── RECORDS FOR THIS EXERCISE ──
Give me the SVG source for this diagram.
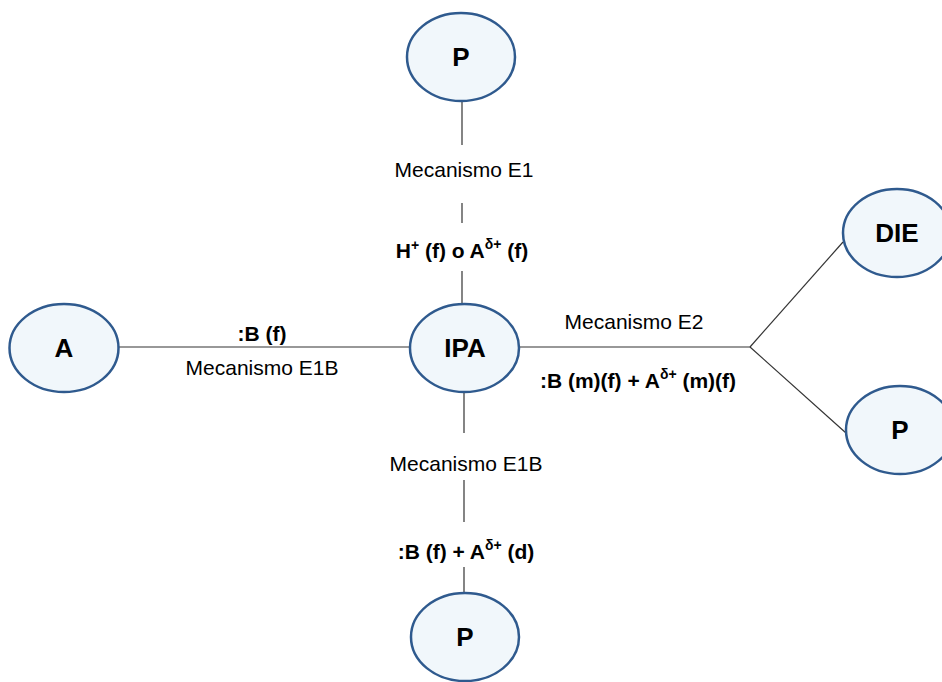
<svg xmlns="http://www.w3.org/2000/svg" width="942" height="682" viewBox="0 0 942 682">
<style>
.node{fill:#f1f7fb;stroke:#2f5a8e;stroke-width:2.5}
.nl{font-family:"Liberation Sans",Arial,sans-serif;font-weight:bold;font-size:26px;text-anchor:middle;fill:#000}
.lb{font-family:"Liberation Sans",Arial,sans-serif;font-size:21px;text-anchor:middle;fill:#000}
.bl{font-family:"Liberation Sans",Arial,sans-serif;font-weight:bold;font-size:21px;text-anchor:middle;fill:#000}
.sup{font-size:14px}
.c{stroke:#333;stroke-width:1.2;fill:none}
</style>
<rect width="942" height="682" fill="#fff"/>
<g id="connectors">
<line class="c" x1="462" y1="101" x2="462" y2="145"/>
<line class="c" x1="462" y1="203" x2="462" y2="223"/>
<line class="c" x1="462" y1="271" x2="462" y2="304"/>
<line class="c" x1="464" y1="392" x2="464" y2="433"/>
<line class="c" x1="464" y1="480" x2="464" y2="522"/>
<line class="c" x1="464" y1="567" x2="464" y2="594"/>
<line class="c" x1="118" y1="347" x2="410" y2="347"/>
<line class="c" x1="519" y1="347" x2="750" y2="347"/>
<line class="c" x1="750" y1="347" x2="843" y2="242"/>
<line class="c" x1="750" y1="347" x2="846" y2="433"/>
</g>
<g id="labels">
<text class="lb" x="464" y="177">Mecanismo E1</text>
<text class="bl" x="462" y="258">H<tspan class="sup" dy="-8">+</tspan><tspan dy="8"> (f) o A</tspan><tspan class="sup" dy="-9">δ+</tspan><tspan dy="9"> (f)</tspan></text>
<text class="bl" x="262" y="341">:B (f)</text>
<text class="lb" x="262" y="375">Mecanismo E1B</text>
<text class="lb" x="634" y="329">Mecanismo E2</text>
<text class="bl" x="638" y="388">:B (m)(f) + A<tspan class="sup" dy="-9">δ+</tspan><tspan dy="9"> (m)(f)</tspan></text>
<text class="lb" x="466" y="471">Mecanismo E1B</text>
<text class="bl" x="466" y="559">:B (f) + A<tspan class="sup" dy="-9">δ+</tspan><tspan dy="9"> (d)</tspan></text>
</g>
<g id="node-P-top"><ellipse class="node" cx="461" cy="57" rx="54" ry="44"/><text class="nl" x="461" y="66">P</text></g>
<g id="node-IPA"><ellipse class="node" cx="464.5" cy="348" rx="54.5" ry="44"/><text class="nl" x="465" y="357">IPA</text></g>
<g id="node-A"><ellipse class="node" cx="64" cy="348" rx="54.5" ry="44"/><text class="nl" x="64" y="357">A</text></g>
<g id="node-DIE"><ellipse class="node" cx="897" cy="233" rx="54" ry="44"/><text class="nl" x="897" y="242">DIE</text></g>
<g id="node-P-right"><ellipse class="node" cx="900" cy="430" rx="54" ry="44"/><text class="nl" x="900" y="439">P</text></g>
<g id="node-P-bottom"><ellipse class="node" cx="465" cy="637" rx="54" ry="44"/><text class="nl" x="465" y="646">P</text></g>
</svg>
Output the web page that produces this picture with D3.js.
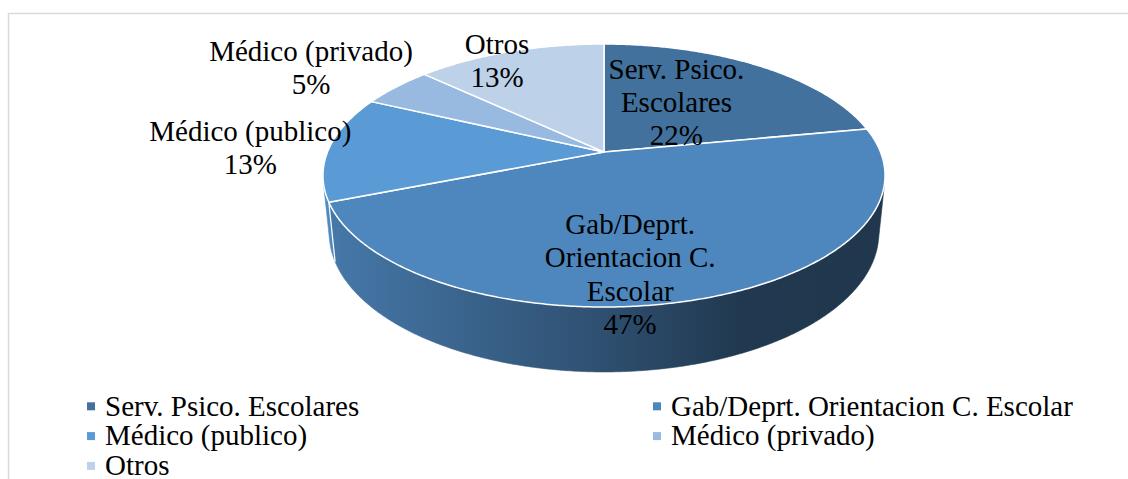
───
▶ **SET TASK**:
Keep the pictures out of the copy and write out the data exactly as it stands.

▶ **TASK SOLUTION**:
Give me the SVG source for this diagram.
<svg xmlns="http://www.w3.org/2000/svg" width="942" height="682" viewBox="0 0 942 682">
<style>
.node{fill:#f1f7fb;stroke:#2f5a8e;stroke-width:2.5}
.nl{font-family:"Liberation Sans",Arial,sans-serif;font-weight:bold;font-size:26px;text-anchor:middle;fill:#000}
.lb{font-family:"Liberation Sans",Arial,sans-serif;font-size:21px;text-anchor:middle;fill:#000}
.bl{font-family:"Liberation Sans",Arial,sans-serif;font-weight:bold;font-size:21px;text-anchor:middle;fill:#000}
.sup{font-size:14px}
.c{stroke:#333;stroke-width:1.2;fill:none}
</style>
<rect width="942" height="682" fill="#fff"/>
<g id="connectors">
<line class="c" x1="462" y1="101" x2="462" y2="145"/>
<line class="c" x1="462" y1="203" x2="462" y2="223"/>
<line class="c" x1="462" y1="271" x2="462" y2="304"/>
<line class="c" x1="464" y1="392" x2="464" y2="433"/>
<line class="c" x1="464" y1="480" x2="464" y2="522"/>
<line class="c" x1="464" y1="567" x2="464" y2="594"/>
<line class="c" x1="118" y1="347" x2="410" y2="347"/>
<line class="c" x1="519" y1="347" x2="750" y2="347"/>
<line class="c" x1="750" y1="347" x2="843" y2="242"/>
<line class="c" x1="750" y1="347" x2="846" y2="433"/>
</g>
<g id="labels">
<text class="lb" x="464" y="177">Mecanismo E1</text>
<text class="bl" x="462" y="258">H<tspan class="sup" dy="-8">+</tspan><tspan dy="8"> (f) o A</tspan><tspan class="sup" dy="-9">δ+</tspan><tspan dy="9"> (f)</tspan></text>
<text class="bl" x="262" y="341">:B (f)</text>
<text class="lb" x="262" y="375">Mecanismo E1B</text>
<text class="lb" x="634" y="329">Mecanismo E2</text>
<text class="bl" x="638" y="388">:B (m)(f) + A<tspan class="sup" dy="-9">δ+</tspan><tspan dy="9"> (m)(f)</tspan></text>
<text class="lb" x="466" y="471">Mecanismo E1B</text>
<text class="bl" x="466" y="559">:B (f) + A<tspan class="sup" dy="-9">δ+</tspan><tspan dy="9"> (d)</tspan></text>
</g>
<g id="node-P-top"><ellipse class="node" cx="461" cy="57" rx="54" ry="44"/><text class="nl" x="461" y="66">P</text></g>
<g id="node-IPA"><ellipse class="node" cx="464.5" cy="348" rx="54.5" ry="44"/><text class="nl" x="465" y="357">IPA</text></g>
<g id="node-A"><ellipse class="node" cx="64" cy="348" rx="54.5" ry="44"/><text class="nl" x="64" y="357">A</text></g>
<g id="node-DIE"><ellipse class="node" cx="897" cy="233" rx="54" ry="44"/><text class="nl" x="897" y="242">DIE</text></g>
<g id="node-P-right"><ellipse class="node" cx="900" cy="430" rx="54" ry="44"/><text class="nl" x="900" y="439">P</text></g>
<g id="node-P-bottom"><ellipse class="node" cx="465" cy="637" rx="54" ry="44"/><text class="nl" x="465" y="646">P</text></g>
</svg>
Output the web page that produces this picture with D3.js.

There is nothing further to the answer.